| WRITTEN EXERCISE |
Retype these lines and no others: the line holding "Write a web", the line holding "var lintMax = [55, 50, 50, 60];", and all lines between them. Pictures stay out.

| MATERIAL SUPPLIED |
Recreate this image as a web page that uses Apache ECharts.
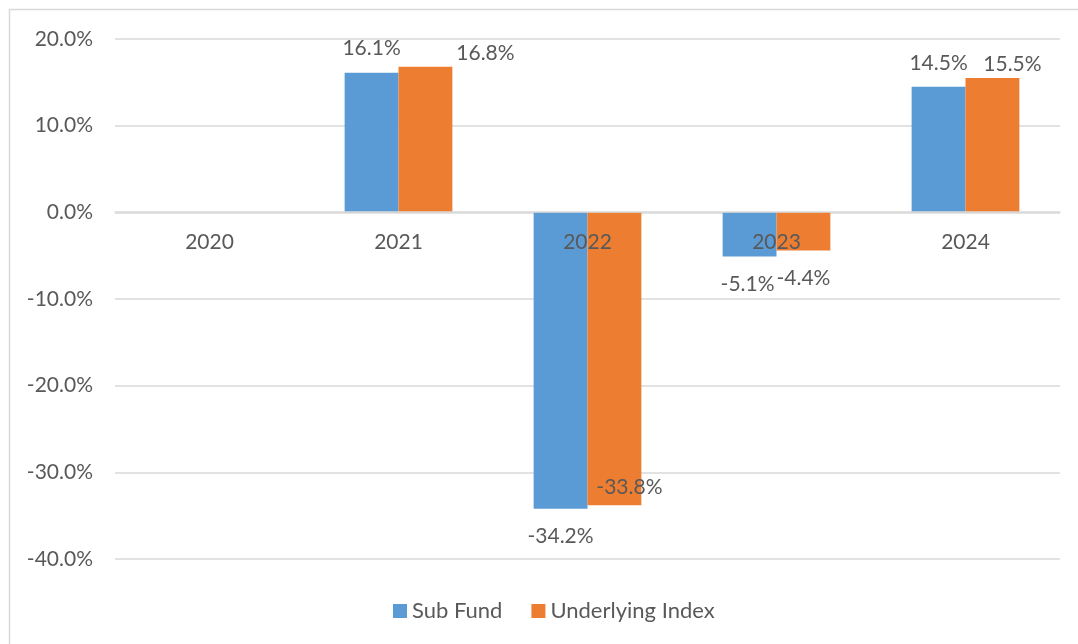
<!DOCTYPE html>
<html>
<head>
<meta charset="utf-8">
<script src="https://cdn.jsdelivr.net/npm/echarts@6/dist/echarts.min.js"></script>
<style>
html,body{margin:0;padding:0;background:#fff;}
#chart{width:1078px;height:644px;}
</style>
</head>
<body>
<div id="chart"></div>
<script>
const categories = ['2020', '2021', '2022', '2023', '2024'];
const subFund = [null, 16.1, -34.2, -5.1, 14.5];
const underlyingIndex = [null, 16.8, -33.8, -4.4, 15.5];
const seriesNames = ['Sub Fund', 'Underlying Index'];
const yTicks = [-40, -30, -20, -10, 0, 10, 20];

const FONT = 'Lato';
const TXT = '#595959';
const FS = 21;

// label nudges imitating the original's collision avoidance (layout only)
const labelNudge = {
  0: { 1: [0, -11], 2: [0, 0], 3: [-2, 0], 4: [0, -10] },
  1: { 1: [60, 0], 2: [15, -46], 3: [0, 0], 4: [20, 0] }
};

function buildData(values, sIdx) {
  return values.map((v, i) => {
    if (v === null) return null;
    const neg = v < 0;
    return {
      value: v,
      label: {
        position: neg ? 'bottom' : 'top',
        distance: neg ? 17 : 3,
        offset: (labelNudge[sIdx][i] || [0, 0])
      }
    };
  });
}

const chart = echarts.init(document.getElementById('chart'), null, { renderer: 'canvas' });
const labelCommon = {
  show: true,
  color: TXT,
  fontFamily: FONT,
  fontSize: FS,
  formatter: p => p.value.toFixed(1) + '%'
};
chart.setOption({
  animation: false,
  backgroundColor: '#fff',
  graphic: [{
    type: 'rect',
    shape: { x: 9.5, y: 9.5, width: 1200, height: 800 },
    style: { fill: 'none', stroke: '#d9d9d9', lineWidth: 1.5 },
    silent: true, z: -1
  }],
  grid: { left: 115, right: 18, top: 39, bottom: 85, containLabel: false },
  legend: {
    bottom: 17,
    left: 388,
    itemWidth: 14, itemHeight: 14, itemGap: 29,
    icon: 'rect',
    textStyle: { color: TXT, fontFamily: FONT, fontSize: 22 },
    data: seriesNames
  },
  xAxis: {
    type: 'category',
    data: categories,
    z: 10,
    position: 'bottom',
    offset: -347,
    axisTick: { show: false },
    axisLine: { onZero: false, lineStyle: { color: '#d9d9d9', width: 1.5 } },
    axisLabel: { color: TXT, fontFamily: FONT, fontSize: FS, margin: 20 }
  },
  yAxis: {
    type: 'value',
    min: yTicks[0], max: yTicks[yTicks.length - 1], interval: 10,
    axisLine: { show: false },
    axisTick: { show: false },
    splitLine: { lineStyle: { color: '#d9d9d9', width: 1.5 } },
    axisLabel: { color: TXT, fontFamily: FONT, fontSize: FS, margin: 22,
      formatter: v => v.toFixed(1) + '%' }
  },
  series: [
    { name: seriesNames[0], type: 'bar', data: buildData(subFund, 0),
      itemStyle: { color: '#5B9BD5' }, barGap: '0%', barCategoryGap: '43%',
      label: labelCommon },
    { name: seriesNames[1], type: 'bar', data: buildData(underlyingIndex, 1),
      itemStyle: { color: '#ED7D31' }, barGap: '0%', barCategoryGap: '43%',
      label: labelCommon }
  ]
});
</script>
</body>
</html>
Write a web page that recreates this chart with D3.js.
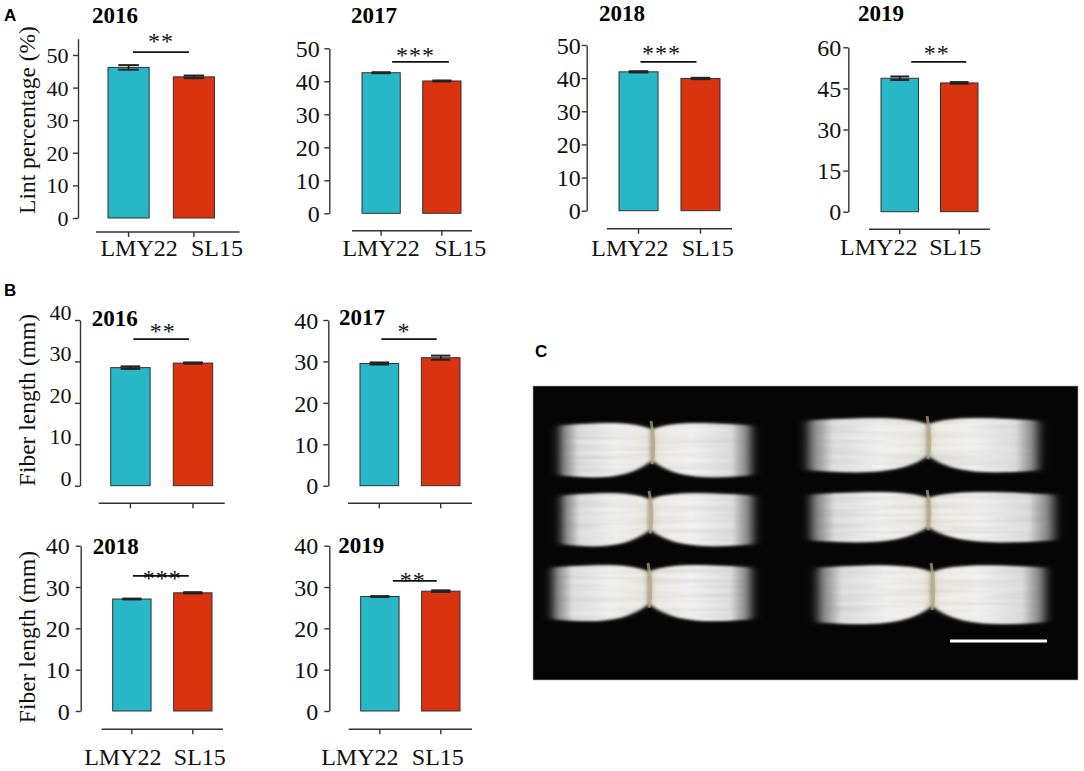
<!DOCTYPE html>
<html>
<head>
<meta charset="utf-8">
<script src="https://cdn.jsdelivr.net/npm/d3@7"></script>
<style>
body { margin: 0; background: #fff; }
svg text { font-family: "Liberation Serif", "Times New Roman", serif; }
</style>
</head>
<body>
<svg id="fig" width="1084" height="771"></svg>
<script>
// data
var groups = ["LMY22", "SL15"];

var lintYears = ["2016", "2017", "2018", "2019"];
var lintMeans = [[46.2, 43.3], [42.6, 40.1], [41.9, 39.9], [48.7, 47.0]];
var lintErrors = [[0.7, 0.4], [0.15, 0.15], [0.2, 0.2], [0.65, 0.3]];
var lintStars = ["**", "***", "***", "**"];
var lintSigLevel = [50.9, 45.9, 44.9, 54.7];
var lintTicks = [[0, 10, 20, 30, 40, 50], [0, 10, 20, 30, 40, 50], [0, 10, 20, 30, 40, 50], [0, 15, 30, 45, 60]];
var lintMax = [55, 50, 50, 60];

var fiberYears = ["2016", "2017", "2018", "2019"];
var fiberMeans = [[28.5, 29.6], [29.5, 30.9], [27.1, 28.6], [27.7, 29.0]];
var fiberErrors = [[0.3, 0.15], [0.25, 0.5], [0.1, 0.15], [0.1, 0.2]];
var fiberStars = ["**", "*", "***", "**"];
var fiberSigLevel = [35.4, 35.4, 32.7, 31.5];
var fiberTicks = [0, 10, 20, 30, 40];
var fiberMax = 40;

var colors = ["#27b7c7", "#d9340f"];

// panel placement (pixels)
var lintLayout = [
    {axisX: 78, y0: 218, yTop: 38.7, bars: [108, 214.5], ext: [12, 25], xAxisY: 232, title: [92, 23], tickFont: 22, pad: 4.5, tickDy: 0, starDx: 0, starDy: -3, sigDx: [4.5, -5], labelDx: [10.5, 23], labelY: 256},
    {axisX: 329.3, y0: 213.3, yTop: 48.3, bars: [362, 461], ext: [10, 11], xAxisY: 230.7, title: [351, 23], tickFont: 24, pad: 4.5, tickDy: 0, starDx: -5, starDy: 1, sigDx: [11, 7], labelDx: [0, 18.5], labelY: 256},
    {axisX: 586.7, y0: 210.7, yTop: 45, bars: [619, 720], ext: [12, 12], xAxisY: 228.7, title: [599, 21], tickFont: 24, pad: 1, tickDy: 0, starDx: -7, starDy: -1, sigDx: [2, -4], labelDx: [-8.6, 7.3], labelY: 256},
    {axisX: 848.3, y0: 211.7, yTop: 47.3, bars: [881, 978], ext: [12, 12], xAxisY: 229.3, title: [858, 21], tickFont: 24, pad: 2, tickDy: 0, starDx: -2, starDy: -1, sigDx: [11.5, 7], labelDx: [-21, -4], labelY: 255}
];
var fiberLayout = [
    {axisX: 80, y0: 485.7, yTop: 320, bars: [110.7, 212.7], ext: [12, 12], xAxisY: 503.3, title: [91.7, 326], tickFont: 22, pad: 3.5, tickDy: -8, starDx: 1.5, starDy: 0, sigDx: [3, -4], labelDx: null},
    {axisX: 328.3, y0: 485.7, yTop: 320, bars: [360, 460], ext: [12, 12], xAxisY: 503.3, title: [339, 325], tickFont: 24, pad: 5, tickDy: 0, starDx: -5, starDy: 0, sigDx: [2, -4], labelDx: null},
    {axisX: 80.7, y0: 711, yTop: 545.7, bars: [112.7, 212], ext: [11, 11], xAxisY: 729.3, title: [92.7, 554], tickFont: 24, pad: 6, tickDy: 0, starDx: 1.5, starDy: 10, sigDx: [1, -4], labelDx: [-9, 7], labelY: 765},
    {axisX: 329.3, y0: 711, yTop: 545.7, bars: [360.7, 460], ext: [12, 12], xAxisY: 729.3, title: [338.3, 553], tickFont: 24, pad: 6, tickDy: 0, starDx: -2, starDy: 7, sigDx: [13, -4], labelDx: [-20, -3], labelY: 765}
];

var svg = d3.select("#fig");

function drawPanel(L, year, means, errors, stars, sigLevel, ticks, max) {
    var g = svg.append("g");
    var x = d3.scaleBand().domain(groups).range(L.bars).paddingInner(0.37).paddingOuter(0);
    var y = d3.scaleLinear().domain([0, max]).range([L.y0, L.yTop]);
    var bw = x.bandwidth();

    // y axis
    var ya = g.append("g")
        .attr("transform", "translate(" + L.axisX + ",0)")
        .call(d3.axisLeft(y).tickValues(ticks).tickSize(5).tickSizeOuter(0).tickPadding(L.pad));
    ya.attr("font-family", null).attr("font-size", null);
    ya.selectAll("path, line").attr("stroke", "#333").attr("stroke-width", 1.4);
    ya.selectAll("text")
        .attr("font-size", L.tickFont)
        .attr("fill", "#111")
        .attr("dy", "0.34em")
        .attr("transform", "translate(0," + L.tickDy + ")");

    // x axis (line below the bars)
    var xa = g.append("g")
        .attr("transform", "translate(0," + L.xAxisY + ")")
        .call(d3.axisBottom(x).tickSize(5).tickSizeOuter(0).tickFormat(""));
    xa.select(".domain").attr("d", "M" + (L.bars[0] - L.ext[0]) + ",0H" + (L.bars[1] + L.ext[1]));
    xa.selectAll("path, line").attr("stroke", "#333").attr("stroke-width", 1.4);

    if (L.labelDx) {
        g.selectAll(".xlab")
            .data(groups)
            .enter()
            .append("text")
            .attr("x", function (d, i) { return x(d) + bw / 2 + L.labelDx[i]; })
            .attr("y", L.labelY)
            .attr("text-anchor", "middle")
            .attr("font-size", 24)
            .attr("fill", "#111")
            .text(function (d) { return d; });
    }

    // bars
    g.selectAll(".bar")
        .data(groups)
        .enter()
        .append("rect")
        .attr("x", function (d) { return x(d); })
        .attr("y", function (d, i) { return y(means[i]); })
        .attr("width", bw)
        .attr("height", function (d, i) { return y(0) - y(means[i]); })
        .attr("fill", function (d, i) { return colors[i]; })
        .attr("stroke", "#333")
        .attr("stroke-width", 1);

    // error bars
    groups.forEach(function (d, i) {
        var cx = x(d) + bw / 2;
        var lo = y(means[i] - errors[i]), hi = y(means[i] + errors[i]);
        g.append("line").attr("x1", cx).attr("x2", cx).attr("y1", lo).attr("y2", hi)
            .attr("stroke", "#111").attr("stroke-width", 1.5);
        [lo, hi].forEach(function (v) {
            g.append("line").attr("x1", cx - bw * 0.25).attr("x2", cx + bw * 0.25)
                .attr("y1", v).attr("y2", v)
                .attr("stroke", "#222").attr("stroke-width", 2);
        });
    });

    // significance
    var sx1 = x(groups[0]) + bw / 2 + L.sigDx[0];
    var sx2 = x(groups[1]) + bw / 2 + L.sigDx[1];
    var sy = y(sigLevel);
    g.append("line").attr("x1", sx1).attr("x2", sx2).attr("y1", sy).attr("y2", sy)
        .attr("stroke", "#111").attr("stroke-width", 1.8);
    g.append("text")
        .attr("x", (sx1 + sx2) / 2 + L.starDx)
        .attr("y", sy + L.starDy)
        .attr("text-anchor", "middle")
        .attr("font-size", 24)
        .attr("letter-spacing", 1)
        .attr("fill", "#111")
        .text(stars);

    // year title
    g.append("text")
        .attr("x", L.title[0])
        .attr("y", L.title[1])
        .attr("font-size", 23)
        .attr("font-weight", "bold")
        .attr("fill", "#000")
        .text(year);
}

lintLayout.forEach(function (L, i) {
    drawPanel(L, lintYears[i], lintMeans[i], lintErrors[i], lintStars[i], lintSigLevel[i], lintTicks[i], lintMax[i]);
});
fiberLayout.forEach(function (L, i) {
    drawPanel(L, fiberYears[i], fiberMeans[i], fiberErrors[i], fiberStars[i], fiberSigLevel[i], fiberTicks, fiberMax);
});

// axis titles
var yTitles = [["Lint percentage (%)", 27, 120], ["Fiber length (mm)", 27, 400], ["Fiber length (mm)", 27, 637]];
yTitles.forEach(function (t) {
    svg.append("text")
        .attr("transform", "translate(" + t[1] + "," + t[2] + ") rotate(-90)")
        .attr("text-anchor", "middle")
        .attr("dy", "0.35em")
        .attr("font-size", 23.5)
        .attr("fill", "#111")
        .text(t[0]);
});

// panel letters
[["A", 4, 21], ["B", 4, 296], ["C", 535, 357]].forEach(function (p) {
    svg.append("text")
        .attr("x", p[1]).attr("y", p[2])
        .style("font-size", "17px")
        .style("font-weight", "bold")
        .style("font-family", "'Liberation Sans', Arial, sans-serif")
        .text(p[0]);
});

// panel C: photo of fibre bundles, drawn with shapes
var defs = svg.append("defs");
function lobeGradient(id, flip) {
    var lg = defs.append("linearGradient").attr("id", id)
        .attr("x1", flip ? 1 : 0).attr("x2", flip ? 0 : 1).attr("y1", 0).attr("y2", 0);
    [[0, "#8a8a8a", 0.0], [0.08, "#c8c8c8", 0.55], [0.22, "#e8e8e8", 0.95], [0.6, "#f2f2f2", 1], [0.92, "#eeece6", 1], [1, "#ddd6c4", 1]]
        .forEach(function (s) {
            lg.append("stop").attr("offset", s[0]).attr("stop-color", s[1]).attr("stop-opacity", s[2]);
        });
}
lobeGradient("lobeL", false);
lobeGradient("lobeR", true);

var f = defs.append("filter").attr("id", "fuzz")
    .attr("x", "-8%").attr("y", "-20%").attr("width", "116%").attr("height", "140%");
f.append("feTurbulence").attr("type", "fractalNoise").attr("baseFrequency", "0.008 0.35")
    .attr("numOctaves", 2).attr("seed", 7).attr("result", "noise");
f.append("feColorMatrix").attr("in", "noise").attr("type", "matrix")
    .attr("values", "0 0 0 0 0  0 0 0 0 0  0 0 0 0 0  0.5 0 0 0 -0.2").attr("result", "streak");
f.append("feComposite").attr("in", "streak").attr("in2", "SourceGraphic").attr("operator", "in").attr("result", "streakIn");
var fm = f.append("feMerge").attr("result", "m");
fm.append("feMergeNode").attr("in", "SourceGraphic");
fm.append("feMergeNode").attr("in", "streakIn");
f.append("feGaussianBlur").attr("in", "m").attr("stdDeviation", "2 0.9");

defs.append("filter").attr("id", "halo").attr("x", "-15%").attr("y", "-30%").attr("width", "130%").attr("height", "160%")
    .append("feGaussianBlur").attr("stdDeviation", "5 2");

var photo = svg.append("g");
photo.append("rect")
    .attr("x", 533).attr("y", 386).attr("width", 545).attr("height", 294)
    .attr("fill", "#050505").attr("stroke", "#aaa").attr("stroke-width", 0.6);

// [left, right, top, bottom, waist]
var bundleBoxes = [
    [557, 754, 423, 478, 652], [805, 1041, 418, 473, 928],
    [559, 756, 493, 547, 650], [808, 1057, 492, 543, 928],
    [550, 754, 565, 622, 649], [815, 1048, 565, 625, 932]
];

// one half of a bundle: flat outer end, lower edge curving up into the pinched waist
function lobePath(xo, w, yt, yb, dir) {
    var h = yb - yt, len = Math.abs(w - xo);
    var p = d3.path();
    p.moveTo(xo, yt + 3);
    p.bezierCurveTo(xo + dir * len * 0.5, yt - 1, w - dir * 18, yt - 1, w, yt + h * 0.12);
    p.lineTo(w, yb - h * 0.32);
    p.bezierCurveTo(w - dir * 25, yb + 1, xo + dir * len * 0.45, yb + 1, xo, yb - 3);
    p.closePath();
    return p.toString();
}

bundleBoxes.forEach(function (b) {
    var bg = photo.append("g");
    var lp = lobePath(b[0], b[4], b[2], b[3], 1);
    var rp = lobePath(b[1], b[4], b[2], b[3], -1);
    [lp, rp].forEach(function (d) {
        bg.append("path").attr("d", d)
            .attr("fill", "#cfcfcf").attr("opacity", 0.3).attr("filter", "url(#halo)");
    });
    bg.append("path").attr("d", lp).attr("fill", "url(#lobeL)").attr("filter", "url(#fuzz)");
    bg.append("path").attr("d", rp).attr("fill", "url(#lobeR)").attr("filter", "url(#fuzz)");
    // tie at the waist
    var h = b[3] - b[2];
    bg.append("path")
        .attr("d", "M" + (b[4] - 1) + "," + (b[2] - 2) + " Q" + (b[4] + 4) + "," + (b[2] + h * 0.4) + " " + b[4] + "," + (b[3] - h * 0.25))
        .attr("fill", "none").attr("stroke", "#b8a883").attr("stroke-width", 3).attr("opacity", 0.7);
});

// scale bar
photo.append("rect").attr("x", 950).attr("y", 639.5).attr("width", 97).attr("height", 3).attr("fill", "#fff");
</script>
</body>
</html>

| ANSWER FOR THIS EXERCISE |
Write a web page that recreates this chart with D3.js.
<!DOCTYPE html>
<html>
<head>
<meta charset="utf-8">
<script src="https://cdn.jsdelivr.net/npm/d3@7"></script>
<style>
body { margin: 0; background: #fff; }
svg text { font-family: "Liberation Serif", "Times New Roman", serif; }
</style>
</head>
<body>
<svg id="fig" width="1084" height="771"></svg>
<script>
// data
var groups = ["LMY22", "SL15"];

var lintYears = ["2016", "2017", "2018", "2019"];
var lintMeans = [[46.2, 43.3], [42.6, 40.1], [41.9, 39.9], [48.7, 47.0]];
var lintErrors = [[0.7, 0.4], [0.15, 0.15], [0.2, 0.2], [0.65, 0.3]];
var lintStars = ["**", "***", "***", "**"];
var lintSigLevel = [50.9, 45.9, 44.9, 54.7];
var lintTicks = [[0, 10, 20, 30, 40, 50], [0, 10, 20, 30, 40, 50], [0, 10, 20, 30, 40, 50], [0, 15, 30, 45, 60]];
var lintMax = [55, 50, 50, 60];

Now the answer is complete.